Eberhard Lindner 'Facing Reality' Scientific Version of the Farewell Lecture held 11 December 1996 in Karlsruhe' M. Lindner Verlag, 1997. 64 pages
Dr. Eberhard Lindner was a student of Nobel prizewinner for chemistry Karl Ziegler at the Max Planck Institute, Mülheim Ruhr, Germany, and became Professor of Technical Chemistry at Karlsruhe in the 1970s. He taught there for over 44 semesters before his recent retirement. He has written four books embracing the frontiers of science, theology and philosophy, and was the most notable opponent in Germany of the claims made by Holger Kersten and Elmar Gruber in their book The Jesus Conspiracy.
In this his farewell lecture, published in English, Dr. Lindner argues for electron radiation and neutron flux from the body of the man of the Shroud having been responsible for what the eye sees as the Shroud body image. With the utmost scientific rigour he argues for the Shroud being nothing less than an 'eyewitness' of the Resurrection by which the traces of Jesus's physical body were literally 'burnt in' to the surface of the linen. He suggests that the very same event is the only one that could have increased the Shroud's radiocarbon content, and thereby have given a misleadingly younger date when the linen was radiocarbon dated.
David Van Biema, 'Science and the Shroud' major feature in Time magazine, April 20, 1998, pp.50-59
This beautifully-illustrated feature was researched and written with great care, as this Editor can attest from direct dealings with several members of the Time staff who helped put it together, and it was particular felicitous that the face as it appears on the Shroud proper should have been chosen for the magazine cover. Considerable interest concerns the particular colour photo that Time selected, since it is one of those taken by the Italian Gianpaolo Durante at the same time as the High Definition videotaping, shortly after the fire of last year. As evident even from the magazine reproduction, the quality of detail is absolutely superb, and arguably this must represent the new optimum for photos of the Shroud face.

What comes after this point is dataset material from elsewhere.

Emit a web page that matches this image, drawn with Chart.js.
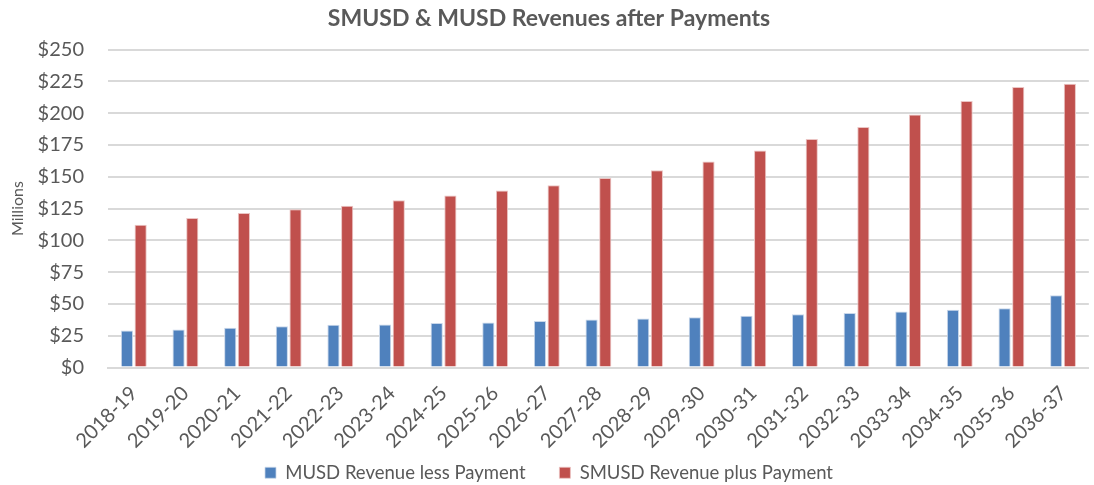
<!DOCTYPE html>
<html>
<head>
<meta charset="utf-8">
<script src="https://cdn.jsdelivr.net/npm/chart.js@4/dist/chart.umd.min.js"></script>
<style>
html,body{margin:0;padding:0;background:#fff;}
#wrap{width:1094px;height:485px;position:relative;}
</style>
</head>
<body>
<div id="wrap"><canvas id="c" width="1094" height="485"></canvas></div>
<script>
const categories = ["2018-19","2019-20","2020-21","2021-22","2022-23","2023-24","2024-25","2025-26","2026-27","2027-28","2028-29","2029-30","2030-31","2031-32","2032-33","2033-34","2034-35","2035-36","2036-37"];
const musdLessPayment = [29.1,29.9,31.2,32.5,33.6,33.8,34.9,35.4,36.5,37.7,38.6,39.6,40.7,41.8,42.8,44.1,45.5,46.5,56.8];
const smusdPlusPayment = [112.3,117.6,121.5,124.4,127.3,131.5,135.3,139.2,143.4,149.0,155.1,162.0,170.7,179.6,189.1,198.9,209.5,220.6,223.2];
const yTicks = [0,25,50,75,100,125,150,175,200,225,250];

const FONT = "Lato, 'Open Sans', sans-serif";
const GRAY = "#595959";

new Chart(document.getElementById('c'), {
  type: 'bar',
  data: {
    labels: categories,
    datasets: [
      {label: 'MUSD Revenue less Payment', data: musdLessPayment, backgroundColor: '#4F81BD', borderColor: '#c9d7ea', borderWidth: {left:1,right:1,top:1,bottom:0}, categoryPercentage: 0.53, barPercentage: 0.89},
      {label: 'SMUSD Revenue plus Payment', data: smusdPlusPayment, backgroundColor: '#C0504D', borderColor: '#ebc4c3', borderWidth: {left:1,right:1,top:1,bottom:0}, categoryPercentage: 0.53, barPercentage: 0.89}
    ]
  },
  options: {
    responsive: false,
    animation: false,
    devicePixelRatio: 1,
    layout: {padding: {left: 4, right: 0, top: 4, bottom: -7}},
    plugins: {
      title: {display: true, text: 'SMUSD & MUSD Revenues after Payments', color: GRAY, font: {family: FONT, size: 23, weight: 'bold'}, padding: {top: 1, bottom: 17}},
      legend: {
        position: 'bottom',
        labels: {
          color: GRAY, font: {family: FONT, size: 18.5}, boxWidth: 11, boxHeight: 11, padding: 6,
          generateLabels: (chart) => {
            const items = Chart.defaults.plugins.legend.labels.generateLabels(chart);
            items[0].text = items[0].text + '\u2002\u2002\u2002';
            return items;
          }
        }
      },
      tooltip: {enabled: false}
    },
    scales: {
      x: {
        afterFit: (ax) => { ax.height = 90; },
        grid: {display: false, drawTicks: false},
        border: {display: true, color: '#d9d9d9', width: 2},
        ticks: {color: GRAY, font: {family: FONT, size: 20}, minRotation: 45, maxRotation: 45, padding: 14}
      },
      y: {
        min: 0, max: 250,
        afterBuildTicks: (ax) => { ax.ticks = yTicks.map(v => ({value: v})); },
        afterFit: (ax) => { ax.width = 104; },
        grid: {color: '#d9d9d9', lineWidth: 2, drawTicks: false},
        border: {display: false},
        title: {display: true, text: 'Millions', color: GRAY, font: {family: FONT, size: 16}, padding: {top: 4, bottom: 6}},
        ticks: {color: GRAY, font: {family: FONT, size: 20}, padding: 24, callback: (v) => '$' + v}
      }
    }
  }
});
</script>
</body>
</html>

On p.52 of Time is also reproduced a full-length full-colour view of the Shroud with accompanying explanatory panels that again has to be the best single 'plan' of the Shroud that any publication has produced so far. It is noteworthy that the photography of this is accredited to R.La Russa who, like Durante, is described as of the Commissione Diocesana Sindone Torino. Presumably both photographers will be making prints available in due course, but meanwhile anyone wanting an argument for the the Shroud not being 'cunningly painted' has only to look hard at the Time cover. Could any artist ever have been that subtle?
The Time text is also a model of fairness and good balance, making clear that Professor Stephen Mattingly of the University of Texas Health Science Center still upholds the presence of a so-called bioplastic coating' on the Shroud, and the view that this may have seriously interfered with the radiocarbon dating. But as the article also rightly makes clear, Dr. Garza-Valdes, the originator of the coating's discovery, is now straying along some rather questionable paths down which not all Shroud supporters may care to follow him.
[Editor's note. Because of the flood of recent publications and articles, it has been impossible to report on all of them in this issue. For instance, the new journal Approfondimento Sindone, featuring articles in both English and Italian by opponents as well as proponents of the Shroud's authenticity, continues to go from strength to strength, likewise the CIELT Revue Internationale du Linceul de Turin. Emanuela Marinelli and Orazio Petrosilo have also recently brought out a much updated edition of their La Sindone, Storia di Un Enigma first published in 1990. And the 28 February issue of the Catholic periodical The Tablet included an article 'The cult of the Shroud' by former BSTS General Secretary the Revd. David Sox. Several reviews have therefore been held over until the next issue.]